Doctoral Dissertations

Date of Award

5-2025

Degree Type

Dissertation

Degree Name

Doctor of Philosophy

Major

Business Administration

Major Professor

Matthew A. Serfling

Committee Members

Zihan Ye, Larry Fauver, Daniel Pienta

Abstract

This dissertation examines how the effects of data breaches on governments and hospitals spill over to their stakeholders. The first chapter specifically considers the financial and societal costs of hacks on county governments. Using primary municipal bond market data, I find that hacks increase the cost of government debt and identify three mechanisms through which breaches influence investors’ risk premium. Following a hack, county governments suffer lower credit ratings and decreased revenues. Hacked governments also cut social and infrastructure spending, which I argue increases their reputation risk and dampens their long-run economic competitiveness. Overall, these results in the first chapter suggest that data breaches harm municipalities both financially and socially.
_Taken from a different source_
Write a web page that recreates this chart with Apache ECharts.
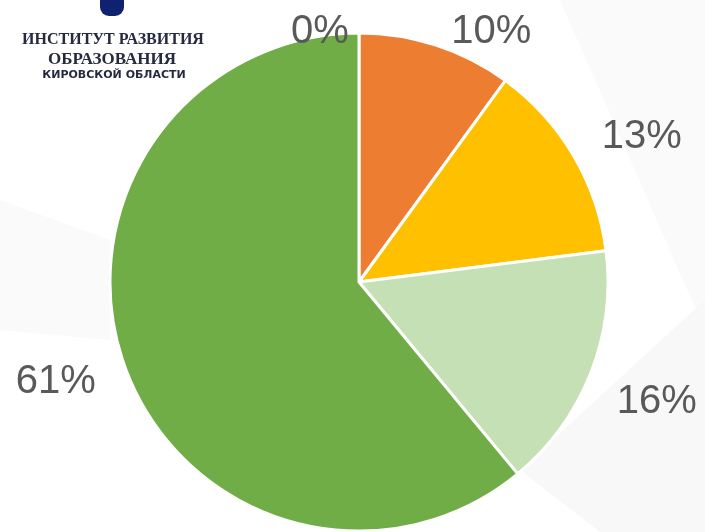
<!DOCTYPE html>
<html>
<head>
<meta charset="utf-8">
<script src="https://cdn.jsdelivr.net/npm/echarts@6/dist/echarts.min.js"></script>
<style>html,body{margin:0;padding:0;background:#fff;}#c{width:705px;height:532px;}</style>
</head>
<body>
<div id="c"></div>
<script>
const categories = ['Категория 1', 'Категория 2', 'Категория 3', 'Категория 4', 'Категория 5'];
const values = [0, 10, 13, 16, 61];
const colors = ['#4472C4', '#ED7D31', '#FFC000', '#C5E0B4', '#70AD47'];

const CX = 359, CY = 282, R = 249, LD = 318;
// small nudges for label placement
const labelNudge = [[-39, 0], [34, 0], [9, 17], [2, 3], [-4, -8]];

const total = values.reduce((a, b) => a + b, 0);
function midAngle(i) {
  let s = 0;
  for (let k = 0; k < i; k++) s += values[k];
  return ((s + values[i] / 2) / total) * Math.PI * 2;
}

const chart = echarts.init(document.getElementById('c'), null, {renderer: 'canvas'});
chart.setOption({
  backgroundColor: '#ffffff',
  animation: false,
  graphic: [
    {type: 'polygon', z: -10, shape: {points: [[560, 0], [705, 0], [705, 330]]}, style: {fill: '#fafafa'}},
    {type: 'polygon', z: -10, shape: {points: [[0, 200], [110, 240], [110, 340], [0, 330]]}, style: {fill: '#fafafa'}},
    {type: 'polygon', z: -10, shape: {points: [[520, 470], [705, 300], [705, 532], [600, 532]]}, style: {fill: '#f8f8f8'}},
    {type: 'rect', shape: {x: 100, y: -12, width: 24, height: 28, r: [0, 0, 9, 9]}, style: {fill: '#0f2270'}},
    {type: 'text', x: 113, y: 40, style: {text: 'ИНСТИТУТ РАЗВИТИЯ', font: 'bold 16px "Liberation Serif"', fill: '#262a40', align: 'center', verticalAlign: 'middle'}},
    {type: 'text', x: 112, y: 60, style: {text: 'ОБРАЗОВАНИЯ', font: 'bold 17px "Liberation Serif"', fill: '#262a40', align: 'center', verticalAlign: 'middle'}},
    {type: 'text', x: 114, y: 75, style: {text: 'КИРОВСКОЙ ОБЛАСТИ', font: 'bold 11px "DejaVu Sans"', fill: '#262a40', align: 'center', verticalAlign: 'middle'}}
  ],
  series: [{
    type: 'pie',
    center: [CX, CY],
    radius: R,
    startAngle: 90,
    clockwise: true,
    minAngle: 0,
    avoidLabelOverlap: false,
    silent: true,
    itemStyle: {borderColor: '#ffffff', borderWidth: 3},
    label: {
      show: true,
      position: 'outside',
      formatter: p => Math.round(p.percent) + '%',
      fontFamily: '"Liberation Sans", Arial, sans-serif',
      fontSize: 40,
      color: '#595959'
    },
    labelLine: {show: false},
    labelLayout: function (params) {
      const i = params.dataIndex;
      const a = midAngle(i);
      let x = CX + LD * Math.sin(a);
      let y = CY - LD * Math.cos(a);
      if (y < 32) y = 32;
      x += labelNudge[i][0];
      y += labelNudge[i][1];
      return {x: x, y: y, align: 'center', verticalAlign: 'middle'};
    },
    data: categories.map((c, i) => ({name: c, value: values[i], itemStyle: {color: colors[i]}}))
  }]
});
</script>
</body>
</html>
In the second chapter, I exploit a unique aspect of HIPAA to examine how medical data breaches affect hospital financing costs and influence both hospital and patient health. As in the first chapter, I find that data breaches increase hospitals’ cost of financing in primary municipal bond markets and increase hospitals’ credit risk. However, investors seem to ignore hacks, the worst events, when pricing new bonds after a hospital announces a hack. This is surprising given that I find only hacks harm hospital cash flows and patient health. The mispricing of hacked bonds contrasts what would be expected given both theory and previous empirical evidence in the corporate finance literature. Furthermore, I find that cyber risk premium in municipal healthcare bonds exists only when investor attention is already heightened due to public awareness on cyber risk. Altogether, the results in my second chapter show that investors are not fully informed regarding how medical data breaches should influence local borrowing costs and, inadvertently, require higher premiums than necessary for some healthcare bonds and lower premiums than necessary for others.